Task directions: Reproduce exactly, with no pictures, each line from the opening of the material down through the line containing "const fsLabel = 16.5;".

○ ○ ○ ○

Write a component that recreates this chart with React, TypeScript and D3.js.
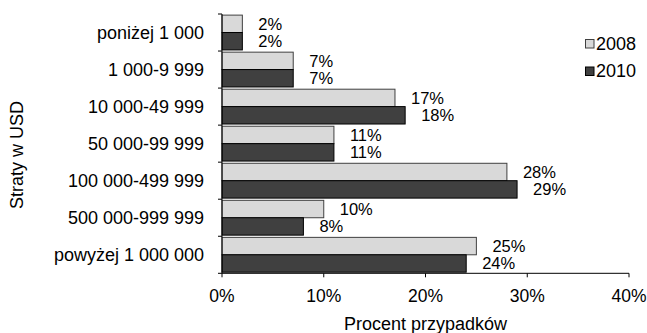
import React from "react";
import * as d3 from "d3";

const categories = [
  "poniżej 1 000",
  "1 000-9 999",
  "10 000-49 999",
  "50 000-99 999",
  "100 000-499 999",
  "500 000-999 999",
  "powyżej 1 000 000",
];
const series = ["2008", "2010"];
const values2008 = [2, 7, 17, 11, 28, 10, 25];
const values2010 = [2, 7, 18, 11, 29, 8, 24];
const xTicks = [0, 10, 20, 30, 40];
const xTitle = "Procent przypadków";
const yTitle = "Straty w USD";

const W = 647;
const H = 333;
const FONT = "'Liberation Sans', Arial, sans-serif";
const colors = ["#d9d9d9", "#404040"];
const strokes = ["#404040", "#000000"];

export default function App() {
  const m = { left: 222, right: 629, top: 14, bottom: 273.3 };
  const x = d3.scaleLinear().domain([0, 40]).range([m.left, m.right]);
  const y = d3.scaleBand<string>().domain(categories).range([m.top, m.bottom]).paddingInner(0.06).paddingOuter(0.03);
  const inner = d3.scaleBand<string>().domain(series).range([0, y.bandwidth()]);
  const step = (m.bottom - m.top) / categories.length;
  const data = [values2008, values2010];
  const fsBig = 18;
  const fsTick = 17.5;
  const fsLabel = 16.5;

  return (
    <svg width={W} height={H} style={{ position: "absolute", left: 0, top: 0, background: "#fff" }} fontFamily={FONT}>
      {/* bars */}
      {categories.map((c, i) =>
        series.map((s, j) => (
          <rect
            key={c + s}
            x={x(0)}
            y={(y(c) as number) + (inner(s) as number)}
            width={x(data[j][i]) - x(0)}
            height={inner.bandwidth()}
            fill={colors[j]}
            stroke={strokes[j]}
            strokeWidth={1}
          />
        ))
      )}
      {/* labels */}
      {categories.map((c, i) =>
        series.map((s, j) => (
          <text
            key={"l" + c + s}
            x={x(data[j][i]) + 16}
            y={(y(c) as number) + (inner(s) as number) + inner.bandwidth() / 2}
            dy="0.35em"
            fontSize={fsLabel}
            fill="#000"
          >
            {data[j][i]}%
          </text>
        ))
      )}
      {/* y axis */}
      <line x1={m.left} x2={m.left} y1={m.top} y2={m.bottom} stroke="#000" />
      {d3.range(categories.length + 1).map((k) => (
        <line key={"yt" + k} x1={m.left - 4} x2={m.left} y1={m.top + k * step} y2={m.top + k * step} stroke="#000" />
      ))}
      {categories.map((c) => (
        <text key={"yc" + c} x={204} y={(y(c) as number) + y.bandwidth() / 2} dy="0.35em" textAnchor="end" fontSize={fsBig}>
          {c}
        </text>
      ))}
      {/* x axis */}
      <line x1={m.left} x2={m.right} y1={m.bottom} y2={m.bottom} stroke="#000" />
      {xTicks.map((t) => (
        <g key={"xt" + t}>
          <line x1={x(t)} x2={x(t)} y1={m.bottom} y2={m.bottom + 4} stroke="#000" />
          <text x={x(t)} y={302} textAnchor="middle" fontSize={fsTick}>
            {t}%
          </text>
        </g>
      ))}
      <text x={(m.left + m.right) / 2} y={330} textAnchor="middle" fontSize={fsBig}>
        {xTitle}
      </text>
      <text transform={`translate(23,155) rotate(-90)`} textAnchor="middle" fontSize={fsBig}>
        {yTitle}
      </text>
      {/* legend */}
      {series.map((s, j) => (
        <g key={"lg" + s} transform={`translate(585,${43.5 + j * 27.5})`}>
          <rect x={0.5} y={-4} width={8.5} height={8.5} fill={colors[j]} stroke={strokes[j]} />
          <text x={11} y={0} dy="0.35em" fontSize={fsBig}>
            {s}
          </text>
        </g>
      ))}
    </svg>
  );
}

○ ○ ○ ○

Output of the task:
Write a component that recreates this chart with React, TypeScript and D3.js.
import React from "react";
import * as d3 from "d3";

const categories = [
  "poniżej 1 000",
  "1 000-9 999",
  "10 000-49 999",
  "50 000-99 999",
  "100 000-499 999",
  "500 000-999 999",
  "powyżej 1 000 000",
];
const series = ["2008", "2010"];
const values2008 = [2, 7, 17, 11, 28, 10, 25];
const values2010 = [2, 7, 18, 11, 29, 8, 24];
const xTicks = [0, 10, 20, 30, 40];
const xTitle = "Procent przypadków";
const yTitle = "Straty w USD";

const W = 647;
const H = 333;
const FONT = "'Liberation Sans', Arial, sans-serif";
const colors = ["#d9d9d9", "#404040"];
const strokes = ["#404040", "#000000"];

export default function App() {
  const m = { left: 222, right: 629, top: 14, bottom: 273.3 };
  const x = d3.scaleLinear().domain([0, 40]).range([m.left, m.right]);
  const y = d3.scaleBand<string>().domain(categories).range([m.top, m.bottom]).paddingInner(0.06).paddingOuter(0.03);
  const inner = d3.scaleBand<string>().domain(series).range([0, y.bandwidth()]);
  const step = (m.bottom - m.top) / categories.length;
  const data = [values2008, values2010];
  const fsBig = 18;
  const fsTick = 17.5;
  const fsLabel = 16.5;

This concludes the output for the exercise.